- **Set problem**
Retype the opening lines of the listing below, ending with the line that contains "0.021, 4.4e-5, 8.5e-8]", and leave out any pictures.

- **Material provided**
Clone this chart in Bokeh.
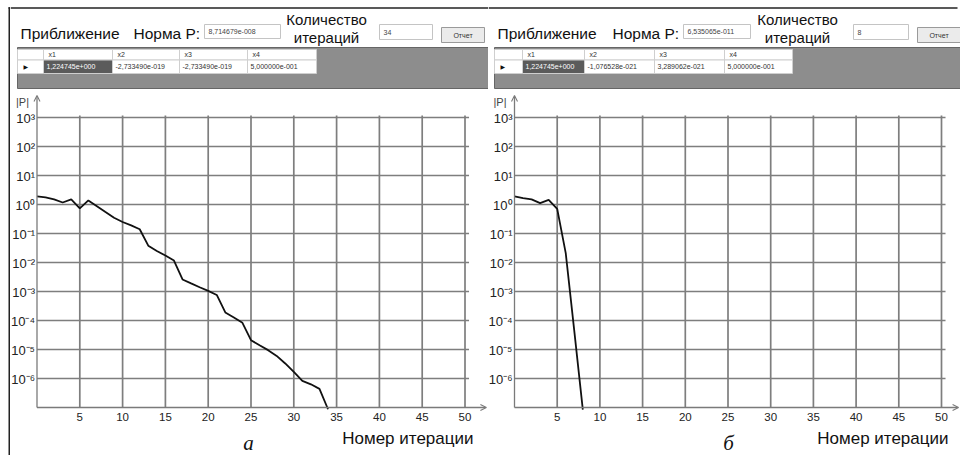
from bokeh.plotting import figure
from bokeh.layouts import row, column
from bokeh.models import Range1d, Arrow, OpenHead
from bokeh.core.properties import value
from bokeh.embed import file_html
from bokeh.resources import INLINE

# ---------------- data ----------------
iter_a = list(range(35))
norm_a = [1.9, 1.75, 1.5, 1.17, 1.5, 0.74, 1.38, 0.87, 0.55, 0.35,
          0.25, 0.19, 0.14, 0.038, 0.025, 0.0174, 0.0117, 0.0026, 0.0019, 0.0014,
          0.00105, 0.00076, 0.00019, 0.000126, 0.000083, 0.000021, 0.000014,
          0.0000095, 0.000006, 0.0000033, 0.0000017, 8.3e-7, 6.3e-7, 4.4e-7,
          8.714679e-8]
iter_b = list(range(9))
norm_b = [1.9, 1.65, 1.5, 1.12, 1.45, 0.71, 0.021, 4.4e-5, 8.5e-8]

x_ticks = [5, 10, 15, 20, 25, 30, 35, 40, 45, 50]
x_tick_labels = [str(t) for t in x_ticks]
y_ticks = [1e-6, 1e-5, 1e-4, 1e-3, 1e-2, 1e-1, 1e0, 1e1, 1e2, 1e3]
y_tick_labels = ["10⁻⁶", "10⁻⁵", "10⁻⁴", "10⁻³", "10⁻²", "10⁻¹",
                 "10⁰", "10¹", "10²", "10³"]

col_names = ["x1", "x2", "x3", "x4"]
sol_a = ["1,224745e+000", "-2,733490e-019", "-2,733490e-019", "5,000000e-001"]
sol_b = ["1,224745e+000", "-1,076528e-021", "3,289062e-021", "5,000000e-001"]
normP_a = "8,714679e-008"
normP_b = "6,535065e-011"
count_a = "34"
count_b = "8"

x_axis_title = "Номер итерации"
y_axis_title = "|P|"
panel_letters = ["а", "б"]

# ---------------- style ----------------
FONT = "Liberation Sans"
GRID = "#7e7e7e"
AXC = "#7a7a7a"
PX_DEC = 29.0                       # pixels per decade
Y_BOTTOM = 1e-7                      # x-axis position
Y_START = 10 ** (-7 - 48 / PX_DEC)
Y_END = 10 ** (-7 + 315 / PX_DEC)
Y_ARROW = 10 ** 3.76
GRID_TOP = 10 ** 3.07
GRID_RIGHT = 50.47
HDR_H = 92
PLOT_H = 363
TOTAL_H = HDR_H + PLOT_H


def make_header(x0, x1, L, normP, count, sol, line_end):
    p = figure(width=x1 - x0, height=HDR_H, x_range=Range1d(x0, x1),
               y_range=Range1d(HDR_H, 0), x_axis_type=None, y_axis_type=None,
               toolbar_location=None, output_backend="svg", min_border=0,
               outline_line_color=None, background_fill_color="white",
               border_fill_color="white", frame_align=False)
    p.xgrid.visible = False
    p.ygrid.visible = False
    # top frame line
    p.segment(x0=[x0], y0=[7.5], x1=[line_end], y1=[7.5], line_color="#222", line_width=1.6)
    # labels
    p.text(x=[L["lab1"], L["lab2"]], y=[33, 33], text=["Приближение", "Норма P:"],
           text_font=value(FONT), text_font_size="15.5px", text_color="#111",
           text_baseline="middle", text_align="left")
    p.text(x=[L["lab3"], L["lab3"]], y=[19, 37], text=["Количество", "итераций"],
           text_font=value(FONT), text_font_size="15px", text_color="#111",
           text_baseline="middle", text_align="center")
    # text boxes
    for (l, r, t, b), txt in ((L["tb1"], normP), (L["tb2"], count)):
        p.quad(left=[l], right=[r], top=[t], bottom=[b], fill_color="white",
               line_color="#c4c4c4", line_width=1)
        p.text(x=[l + 4], y=[(t + b) / 2], text=[txt], text_font=value(FONT),
               text_font_size="7px", text_color="#444", text_baseline="middle")
    # button
    l, r, t, b = L["btn"]
    p.quad(left=[l], right=[r], top=[t], bottom=[b], fill_color="#ebebeb",
           line_color="#9a9a9a", line_width=1)
    p.text(x=[(l + r) / 2], y=[(t + b) / 2], text=["Отчет"], text_font=value(FONT),
           text_font_size="7px", text_color="#333", text_baseline="middle",
           text_align="center")
    # data grid
    gl, gr, gt, gb = L["grid"]
    p.quad(left=[gl], right=[gr], top=[gt], bottom=[gb], fill_color="#8d8d8d",
           line_color="#666", line_width=1)
    cols = L["cols"]
    r0, r1, r2 = 49, 59.5, 73
    lefts = cols[:-1]
    rights = cols[1:]
    p.quad(left=lefts, right=rights, top=[r0] * 5, bottom=[r1] * 5,
           fill_color="white", line_color="#cfcfcf", line_width=1)
    fills = ["white", "#5b5b5b", "white", "white", "white"]
    p.quad(left=lefts, right=rights, top=[r1] * 5, bottom=[r2] * 5,
           fill_color=fills, line_color="#cfcfcf", line_width=1)
    p.text(x=[c + 5 for c in cols[1:5]], y=[(r0 + r1) / 2] * 4, text=col_names,
           text_font=value(FONT), text_font_size="7px", text_color="#333",
           text_baseline="middle")
    p.text(x=[c + 3 for c in cols[1:5]], y=[(r1 + r2) / 2] * 4, text=sol,
           text_font=value(FONT), text_font_size="7px",
           text_color=["white", "#333", "#333", "#333"], text_baseline="middle")
    p.text(x=[cols[0] + 6], y=[(r1 + r2) / 2], text=["▶"], text_font=value("DejaVu Sans"),
           text_font_size="6px", text_color="#111", text_baseline="middle")
    return p


def make_plot(width, x_start, x_end, arrow_x, iters, norms, title_x, letter, letter_x):
    p = figure(width=width, height=PLOT_H, x_range=Range1d(x_start, x_end),
               y_range=Range1d(Y_START, Y_END), y_axis_type="log",
               x_axis_location=None, y_axis_location=None,
               toolbar_location=None, output_backend="svg", min_border=0,
               outline_line_color=None, background_fill_color="white",
               border_fill_color="white", frame_align=False)
    p.xgrid.visible = False
    p.ygrid.visible = False

    n = len(x_ticks)
    m = len(y_ticks)
    # grid
    p.segment(x0=x_ticks, y0=[Y_BOTTOM] * n, x1=x_ticks, y1=[GRID_TOP] * n,
              line_color=GRID, line_width=1.7)
    p.segment(x0=[0] * m, y0=y_ticks, x1=[GRID_RIGHT] * m, y1=y_ticks,
              line_color=GRID, line_width=1.7)

    # axes with arrows
    p.add_layout(Arrow(end=OpenHead(size=6, line_color=AXC, line_width=1.1),
                       x_start=0, y_start=Y_BOTTOM, x_end=0, y_end=Y_ARROW,
                       line_color=AXC, line_width=1.3))
    p.add_layout(Arrow(end=OpenHead(size=6, line_color=AXC, line_width=1.1),
                       x_start=0, y_start=Y_BOTTOM, x_end=arrow_x, y_end=Y_BOTTOM,
                       line_color=AXC, line_width=1.3))

    # tick labels
    p.text(x=[0] * m, y=y_ticks, text=y_tick_labels, x_offset=-2, y_offset=1,
           text_font=value(FONT), text_font_size="13px", text_color="#222",
           text_align="right", text_baseline="middle")
    p.text(x=x_ticks, y=[Y_BOTTOM] * n, text=x_tick_labels, y_offset=9,
           text_font=value(FONT), text_font_size="11.5px", text_color="#222",
           text_align="center", text_baseline="middle")
    p.text(x=[0], y=[Y_ARROW], text=[y_axis_title], x_offset=-8, y_offset=7,
           text_font=value(FONT), text_font_size="11px", text_color="#444",
           text_align="right", text_baseline="middle")
    p.text(x=[title_x], y=[Y_BOTTOM], text=[x_axis_title], y_offset=31,
           text_font=value(FONT), text_font_size="17px", text_color="#111",
           text_align="right", text_baseline="middle")
    p.text(x=[letter_x], y=[Y_BOTTOM], text=[letter], y_offset=35,
           text_font=value("Liberation Serif"), text_font_style="italic",
           text_font_size="21px", text_color="#111",
           text_align="center", text_baseline="middle")

    # data
    p.line(iters, norms, line_color="#111", line_width=1.8)
    return p


L_a = dict(lab1=20, lab2=133, lab3=326, tb1=(204, 280, 24, 38), tb2=(379, 432, 24, 39),
           btn=(441, 484, 27, 42), grid=(17, 489, 47, 88),
           cols=[17, 43, 112, 179, 247, 316])
L_b = dict(lab1=497, lab2=612, lab3=797, tb1=(683, 750, 24, 38), tb2=(853, 908, 24, 39),
           btn=(917, 960, 27, 42), grid=(494, 975, 47, 88),
           cols=[494, 522, 584, 654, 724, 792])

hdr_a = make_header(10, 488, L_a, normP_a, count_a, sol_a, 488)
hdr_b = make_header(488, 960, L_b, normP_b, count_b, sol_b, 957)

SCALE_A, ORIG_A = 8.56, 36.5
SCALE_B, ORIG_B = 8.54, 514.0
plot_a = make_plot(478, (10 - ORIG_A) / SCALE_A, (488 - ORIG_A) / SCALE_A, 52.5,
                   iter_a, norm_a, 50.99, panel_letters[0], 24.7)
plot_b = make_plot(472, (488 - ORIG_B) / SCALE_B, (960 - ORIG_B) / SCALE_B, 52.0,
                   iter_b, norm_b, 50.82, panel_letters[1], 25.06)

# left frame strip (page margin + border line)
strip = figure(width=10, height=TOTAL_H, x_range=Range1d(0, 10),
               y_range=Range1d(TOTAL_H, 0), x_axis_type=None, y_axis_type=None,
               toolbar_location=None, output_backend="svg", min_border=0,
               outline_line_color=None, background_fill_color="white",
               border_fill_color="white", frame_align=False)
strip.xgrid.visible = False
strip.ygrid.visible = False
strip.quad(left=[8], right=[9.6], top=[6.7], bottom=[TOTAL_H], fill_color="#222",
           line_color=None)
strip.segment(x0=[8], y0=[7.5], x1=[10], y1=[7.5], line_color="#222", line_width=1.6)

layout = row(strip, column(hdr_a, plot_a), column(hdr_b, plot_b))

open("out.html", "w").write(file_html(layout, INLINE))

- **Answer for the task**
Clone this chart in Bokeh.
from bokeh.plotting import figure
from bokeh.layouts import row, column
from bokeh.models import Range1d, Arrow, OpenHead
from bokeh.core.properties import value
from bokeh.embed import file_html
from bokeh.resources import INLINE

# ---------------- data ----------------
iter_a = list(range(35))
norm_a = [1.9, 1.75, 1.5, 1.17, 1.5, 0.74, 1.38, 0.87, 0.55, 0.35,
          0.25, 0.19, 0.14, 0.038, 0.025, 0.0174, 0.0117, 0.0026, 0.0019, 0.0014,
          0.00105, 0.00076, 0.00019, 0.000126, 0.000083, 0.000021, 0.000014,
          0.0000095, 0.000006, 0.0000033, 0.0000017, 8.3e-7, 6.3e-7, 4.4e-7,
          8.714679e-8]
iter_b = list(range(9))
norm_b = [1.9, 1.65, 1.5, 1.12, 1.45, 0.71, 0.021, 4.4e-5, 8.5e-8]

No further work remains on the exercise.